***** Source material *****

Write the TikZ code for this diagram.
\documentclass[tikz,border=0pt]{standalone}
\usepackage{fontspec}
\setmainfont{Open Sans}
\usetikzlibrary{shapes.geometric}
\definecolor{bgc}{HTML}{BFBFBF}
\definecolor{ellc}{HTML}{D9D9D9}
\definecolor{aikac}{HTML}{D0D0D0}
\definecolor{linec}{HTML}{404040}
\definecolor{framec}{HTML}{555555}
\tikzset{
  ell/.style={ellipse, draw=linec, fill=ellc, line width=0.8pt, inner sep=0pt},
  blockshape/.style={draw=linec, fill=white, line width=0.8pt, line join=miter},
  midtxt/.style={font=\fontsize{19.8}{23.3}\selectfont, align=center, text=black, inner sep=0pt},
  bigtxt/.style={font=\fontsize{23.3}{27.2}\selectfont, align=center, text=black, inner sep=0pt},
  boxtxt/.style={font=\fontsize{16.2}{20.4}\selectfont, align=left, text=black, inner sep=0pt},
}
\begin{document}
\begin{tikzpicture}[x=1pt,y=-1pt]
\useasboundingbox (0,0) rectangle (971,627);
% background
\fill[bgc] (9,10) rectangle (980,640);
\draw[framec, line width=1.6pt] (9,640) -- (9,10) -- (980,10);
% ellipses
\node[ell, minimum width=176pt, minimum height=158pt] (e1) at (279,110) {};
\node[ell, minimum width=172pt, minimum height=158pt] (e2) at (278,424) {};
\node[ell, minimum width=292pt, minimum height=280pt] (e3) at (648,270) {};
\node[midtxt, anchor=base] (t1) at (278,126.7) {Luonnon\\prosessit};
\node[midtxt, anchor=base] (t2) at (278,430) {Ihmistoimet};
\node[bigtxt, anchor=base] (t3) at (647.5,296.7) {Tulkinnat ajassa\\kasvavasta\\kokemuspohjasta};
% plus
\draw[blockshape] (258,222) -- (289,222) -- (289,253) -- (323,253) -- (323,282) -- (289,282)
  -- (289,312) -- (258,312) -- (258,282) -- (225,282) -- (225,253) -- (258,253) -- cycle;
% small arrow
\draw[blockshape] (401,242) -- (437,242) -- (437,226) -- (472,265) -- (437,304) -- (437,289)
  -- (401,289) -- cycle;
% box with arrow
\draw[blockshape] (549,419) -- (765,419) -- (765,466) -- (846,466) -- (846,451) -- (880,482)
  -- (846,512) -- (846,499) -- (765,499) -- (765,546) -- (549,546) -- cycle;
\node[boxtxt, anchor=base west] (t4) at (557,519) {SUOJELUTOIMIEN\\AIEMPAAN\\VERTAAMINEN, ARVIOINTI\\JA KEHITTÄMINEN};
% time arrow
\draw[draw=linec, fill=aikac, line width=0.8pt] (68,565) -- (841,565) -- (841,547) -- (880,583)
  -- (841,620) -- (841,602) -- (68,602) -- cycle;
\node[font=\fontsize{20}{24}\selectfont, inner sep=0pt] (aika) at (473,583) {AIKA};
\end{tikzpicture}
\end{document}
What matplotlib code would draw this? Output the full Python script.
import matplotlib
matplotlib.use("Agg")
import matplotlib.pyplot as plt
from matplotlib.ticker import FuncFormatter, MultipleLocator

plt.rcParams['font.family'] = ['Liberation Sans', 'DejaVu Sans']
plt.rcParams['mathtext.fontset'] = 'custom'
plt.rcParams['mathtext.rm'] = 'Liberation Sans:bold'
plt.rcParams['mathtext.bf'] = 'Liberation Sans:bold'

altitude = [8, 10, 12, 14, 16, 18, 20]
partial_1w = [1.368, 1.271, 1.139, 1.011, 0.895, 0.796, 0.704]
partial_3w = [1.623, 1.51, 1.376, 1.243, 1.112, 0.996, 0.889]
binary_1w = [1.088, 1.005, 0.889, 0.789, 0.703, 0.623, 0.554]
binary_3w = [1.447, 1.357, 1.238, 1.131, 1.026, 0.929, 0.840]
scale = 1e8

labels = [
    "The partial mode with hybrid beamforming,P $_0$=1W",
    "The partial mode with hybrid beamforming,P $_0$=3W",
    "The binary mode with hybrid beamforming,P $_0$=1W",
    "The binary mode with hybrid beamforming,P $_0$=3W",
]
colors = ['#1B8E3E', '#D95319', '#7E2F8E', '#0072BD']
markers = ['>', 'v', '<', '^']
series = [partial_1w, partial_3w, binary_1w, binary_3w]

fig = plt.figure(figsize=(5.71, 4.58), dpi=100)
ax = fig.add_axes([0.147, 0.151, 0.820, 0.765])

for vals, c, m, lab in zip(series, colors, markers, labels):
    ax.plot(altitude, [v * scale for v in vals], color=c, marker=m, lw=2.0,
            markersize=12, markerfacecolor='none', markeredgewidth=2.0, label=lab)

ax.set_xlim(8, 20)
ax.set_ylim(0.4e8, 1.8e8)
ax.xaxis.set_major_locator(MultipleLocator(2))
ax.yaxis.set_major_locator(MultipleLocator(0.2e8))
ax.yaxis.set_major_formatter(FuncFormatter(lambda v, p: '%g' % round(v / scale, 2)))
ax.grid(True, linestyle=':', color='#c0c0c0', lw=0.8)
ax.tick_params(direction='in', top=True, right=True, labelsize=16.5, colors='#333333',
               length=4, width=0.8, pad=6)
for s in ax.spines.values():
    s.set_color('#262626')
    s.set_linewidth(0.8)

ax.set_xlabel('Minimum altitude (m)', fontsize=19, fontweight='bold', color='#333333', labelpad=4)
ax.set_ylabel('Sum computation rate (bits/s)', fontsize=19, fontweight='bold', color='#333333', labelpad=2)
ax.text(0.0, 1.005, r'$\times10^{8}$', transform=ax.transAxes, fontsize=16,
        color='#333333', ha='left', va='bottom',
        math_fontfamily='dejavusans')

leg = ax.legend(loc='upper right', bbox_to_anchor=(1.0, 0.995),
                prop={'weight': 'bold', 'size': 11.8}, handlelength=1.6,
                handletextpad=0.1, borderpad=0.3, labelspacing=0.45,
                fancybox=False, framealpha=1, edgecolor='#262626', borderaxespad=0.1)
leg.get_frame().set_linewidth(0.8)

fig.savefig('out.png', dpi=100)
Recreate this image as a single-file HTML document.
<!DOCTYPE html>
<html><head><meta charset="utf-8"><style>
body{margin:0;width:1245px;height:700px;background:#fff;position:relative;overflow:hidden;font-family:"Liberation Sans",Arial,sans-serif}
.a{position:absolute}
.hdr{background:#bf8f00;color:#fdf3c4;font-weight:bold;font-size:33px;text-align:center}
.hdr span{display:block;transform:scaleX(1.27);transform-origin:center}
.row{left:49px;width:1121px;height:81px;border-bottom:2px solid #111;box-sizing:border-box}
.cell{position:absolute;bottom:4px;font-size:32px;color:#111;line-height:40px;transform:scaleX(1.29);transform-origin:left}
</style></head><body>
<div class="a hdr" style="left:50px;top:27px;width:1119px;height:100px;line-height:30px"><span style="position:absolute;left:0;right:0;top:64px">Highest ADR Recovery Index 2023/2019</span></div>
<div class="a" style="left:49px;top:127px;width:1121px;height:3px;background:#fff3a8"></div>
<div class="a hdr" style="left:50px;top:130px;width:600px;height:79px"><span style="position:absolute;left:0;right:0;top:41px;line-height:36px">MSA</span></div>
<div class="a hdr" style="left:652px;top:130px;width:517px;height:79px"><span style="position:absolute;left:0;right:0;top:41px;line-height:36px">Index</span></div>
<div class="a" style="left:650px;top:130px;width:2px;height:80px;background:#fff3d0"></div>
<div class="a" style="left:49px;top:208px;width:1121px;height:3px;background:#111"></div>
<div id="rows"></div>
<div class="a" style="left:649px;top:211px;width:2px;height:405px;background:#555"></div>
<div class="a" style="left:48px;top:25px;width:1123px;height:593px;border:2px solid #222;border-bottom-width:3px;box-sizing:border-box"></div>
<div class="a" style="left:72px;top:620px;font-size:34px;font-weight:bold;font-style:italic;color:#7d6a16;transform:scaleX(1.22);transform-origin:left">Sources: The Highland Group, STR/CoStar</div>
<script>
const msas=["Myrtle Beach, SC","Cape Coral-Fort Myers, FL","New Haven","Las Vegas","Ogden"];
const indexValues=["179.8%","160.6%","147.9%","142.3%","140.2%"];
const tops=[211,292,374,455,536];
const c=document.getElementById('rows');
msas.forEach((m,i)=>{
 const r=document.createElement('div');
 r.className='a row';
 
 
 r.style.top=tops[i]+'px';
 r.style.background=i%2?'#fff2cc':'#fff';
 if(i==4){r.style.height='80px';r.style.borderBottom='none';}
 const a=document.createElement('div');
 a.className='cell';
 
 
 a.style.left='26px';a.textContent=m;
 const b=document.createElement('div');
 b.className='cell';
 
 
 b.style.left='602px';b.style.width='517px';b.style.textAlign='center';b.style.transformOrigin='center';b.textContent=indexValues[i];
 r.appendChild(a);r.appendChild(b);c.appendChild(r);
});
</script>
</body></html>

*****

§ **Instructions for the task**:
What is wanted is an exact copy of the lines from the line containing "What matplotlib code" to the line containing "scale = 1e8", both lines included, and of no other line.

§ **Complete response**:
What matplotlib code would draw this? Output the full Python script.
import matplotlib
matplotlib.use("Agg")
import matplotlib.pyplot as plt
from matplotlib.ticker import FuncFormatter, MultipleLocator

plt.rcParams['font.family'] = ['Liberation Sans', 'DejaVu Sans']
plt.rcParams['mathtext.fontset'] = 'custom'
plt.rcParams['mathtext.rm'] = 'Liberation Sans:bold'
plt.rcParams['mathtext.bf'] = 'Liberation Sans:bold'

altitude = [8, 10, 12, 14, 16, 18, 20]
partial_1w = [1.368, 1.271, 1.139, 1.011, 0.895, 0.796, 0.704]
partial_3w = [1.623, 1.51, 1.376, 1.243, 1.112, 0.996, 0.889]
binary_1w = [1.088, 1.005, 0.889, 0.789, 0.703, 0.623, 0.554]
binary_3w = [1.447, 1.357, 1.238, 1.131, 1.026, 0.929, 0.840]
scale = 1e8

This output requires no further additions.